Discussion and Deliverables | Data-Driven Weekly Forecasting of Dow Jones Stocks Using Machine Learning

Discussion

Buy and Hold outperformed the algorithm over the period, but was much more volatile. The Buy and Hold strategy had no protection from market movement (as it’s 100% market influenced). As such, it was susceptible to very large negative or positive changes. Our algorithm generally trended upward but never generated significantly positive returns. Taking in the significant difference in volatility, our algorithm performed better when looking at return per unit of risk (measured by sharpe ratio).
Our algorithm, as aforementioned, generally trends upward, and even when it does trend downward it is not for a prolonged period. As such, our algorithm is much more reliable for generating consistent positive return day per day (though not large returns). If such a product is more desirable for an investor’s financial needs, our algorithm performs better than buy and hold.
The linear regression strategy performed abysmally, however this was expected. As mentioned under “Results”, the overall performance of the linear regression method was right about 50%, regarddless of whether is was the 1 or 5 day method. With total return of -1.09%, the linear regression is greatly outdone by the CatBoost method.
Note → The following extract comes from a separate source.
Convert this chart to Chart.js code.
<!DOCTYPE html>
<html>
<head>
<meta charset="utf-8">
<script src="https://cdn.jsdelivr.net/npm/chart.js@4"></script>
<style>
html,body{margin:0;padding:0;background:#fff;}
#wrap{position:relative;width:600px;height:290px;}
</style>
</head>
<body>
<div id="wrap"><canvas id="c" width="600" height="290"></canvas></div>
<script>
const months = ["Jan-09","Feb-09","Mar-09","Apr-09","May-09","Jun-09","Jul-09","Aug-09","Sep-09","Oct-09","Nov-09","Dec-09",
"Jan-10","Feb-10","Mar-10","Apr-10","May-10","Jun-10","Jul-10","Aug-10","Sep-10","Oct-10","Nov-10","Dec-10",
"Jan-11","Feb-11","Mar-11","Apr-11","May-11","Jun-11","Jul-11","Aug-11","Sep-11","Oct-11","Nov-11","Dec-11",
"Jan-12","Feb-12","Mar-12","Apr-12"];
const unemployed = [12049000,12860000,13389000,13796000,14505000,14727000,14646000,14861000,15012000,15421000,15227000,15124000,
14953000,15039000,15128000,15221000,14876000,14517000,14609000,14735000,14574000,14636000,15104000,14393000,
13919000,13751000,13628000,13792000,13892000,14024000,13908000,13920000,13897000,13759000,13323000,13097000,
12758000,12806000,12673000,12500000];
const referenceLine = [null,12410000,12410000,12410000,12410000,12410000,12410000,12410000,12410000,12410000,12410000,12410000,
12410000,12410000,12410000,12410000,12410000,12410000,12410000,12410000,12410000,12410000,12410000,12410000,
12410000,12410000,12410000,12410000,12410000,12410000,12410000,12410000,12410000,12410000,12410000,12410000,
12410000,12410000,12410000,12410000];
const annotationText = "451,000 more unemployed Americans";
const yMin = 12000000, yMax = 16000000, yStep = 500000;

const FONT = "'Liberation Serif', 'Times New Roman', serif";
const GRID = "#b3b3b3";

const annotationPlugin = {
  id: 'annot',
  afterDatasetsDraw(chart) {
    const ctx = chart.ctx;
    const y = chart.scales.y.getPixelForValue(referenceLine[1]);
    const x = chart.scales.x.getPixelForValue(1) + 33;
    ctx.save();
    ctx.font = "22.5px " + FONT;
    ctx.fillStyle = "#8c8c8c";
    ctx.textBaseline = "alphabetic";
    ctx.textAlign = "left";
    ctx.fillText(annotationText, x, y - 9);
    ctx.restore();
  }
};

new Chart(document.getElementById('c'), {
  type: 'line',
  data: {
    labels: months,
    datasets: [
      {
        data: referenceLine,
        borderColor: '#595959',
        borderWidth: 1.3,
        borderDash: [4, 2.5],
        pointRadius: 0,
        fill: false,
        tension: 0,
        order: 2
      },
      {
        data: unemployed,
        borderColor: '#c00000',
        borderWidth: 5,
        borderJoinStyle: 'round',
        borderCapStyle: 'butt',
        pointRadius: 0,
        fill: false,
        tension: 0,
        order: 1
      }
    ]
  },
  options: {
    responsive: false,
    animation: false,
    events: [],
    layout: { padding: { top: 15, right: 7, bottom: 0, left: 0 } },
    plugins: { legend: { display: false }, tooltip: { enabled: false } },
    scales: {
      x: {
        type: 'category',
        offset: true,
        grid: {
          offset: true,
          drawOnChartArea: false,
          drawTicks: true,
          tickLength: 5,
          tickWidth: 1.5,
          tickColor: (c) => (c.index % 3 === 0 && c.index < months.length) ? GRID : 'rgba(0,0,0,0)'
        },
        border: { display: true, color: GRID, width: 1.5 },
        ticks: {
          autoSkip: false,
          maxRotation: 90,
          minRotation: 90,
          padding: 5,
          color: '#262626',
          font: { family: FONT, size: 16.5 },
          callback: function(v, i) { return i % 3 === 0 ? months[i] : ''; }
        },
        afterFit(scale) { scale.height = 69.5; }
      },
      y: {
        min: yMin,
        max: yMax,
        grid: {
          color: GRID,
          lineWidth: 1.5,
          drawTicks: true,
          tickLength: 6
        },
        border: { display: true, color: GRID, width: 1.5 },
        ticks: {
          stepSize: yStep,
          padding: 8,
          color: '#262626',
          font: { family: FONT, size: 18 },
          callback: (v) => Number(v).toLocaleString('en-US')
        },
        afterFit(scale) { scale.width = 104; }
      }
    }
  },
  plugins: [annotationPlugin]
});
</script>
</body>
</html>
Overall, our algorithm proved accurate in predicting upward movements of stocks. As such, our trading strategy of trading on upward predictions provided positive return over our testing period. While our algorithm was outperformed by a simple buy and hold strategy of those stocks, we had significantly less risk because we only used a fraction of our total capital each day (as opposed to the whole amount used in a buy and hold strategy), and in general was less susceptible to large market movements. In fact, per unit of risk, we returned better than buy and hold, and thus appeal to more risk-averse investors who prefer a low-risk positive returning investment strategy.

Deliverables

Data cleaning Excel platform:
- VBA program that lets us quickly create labels, training data, testing data csv files
Data analysis Excel platform:
- VBA program that automatically generates accuracy results and creates graph (aggregate results graph)
Algorithm:
- Modified Catboost code that generates directional movement predictions for stocks
Proposed trading strategy:
- Trade on model up predictions
Written final report
Website

Next Steps & Improvements

Next Steps:

- Implementation – The only foolproof method to determining the validity of our model is to implement the strategy on the real market or in a paper trading simulator. Given more time, we would put our model to the test.
- The Model on Individual Stocks Outside the DJIA – We believe that the model may work better for some stocks that others, due to the factors that impact individual stocks and the algorithm’s learning methods. It would be interesting (and perhaps profitable) to test the CatBoost method on individual stocks outside the DJIA in order to determine the model’s strengths and weaknesses from other inputs. This would require adjustments to our current list of factors.

Improvements:

- Data Collection – We pulled 677 points of data for each stock, amounting to just under 2 years. In another iteration of this project, we would have pulled more data in order to have a larger testing sample. The issue here is that due to intrinsic changes in the market, data from 7-10 years ago may not necessarily follow the same patterns as that of the last 2-4 years. This leads to questions of where to draw the line between data that benefits the model and data that incorrectly skews our results.
- Testing Data Variability – In our results, we mention that our model is most successful when predicting up movement. However, our only set of testing data covered a set of days in which the Dow Jones’s prices increased. We believe that this may have impacted our results negatively – perhaps with a testing set that better represented all market conditions, we would have better results.
- Analysis of Results – Perhaps with a larger testing set, we would have been better able to analyze our results. The selling point of our trading strategy and model is that it requires a low amount of capital and experiences low volatility. Since we only have enough data to test on one 3 month period, it is difficult to depict the real, long term benefits our strategy has in regards to volatility and low-risk trading. More testing data would have solved this issue.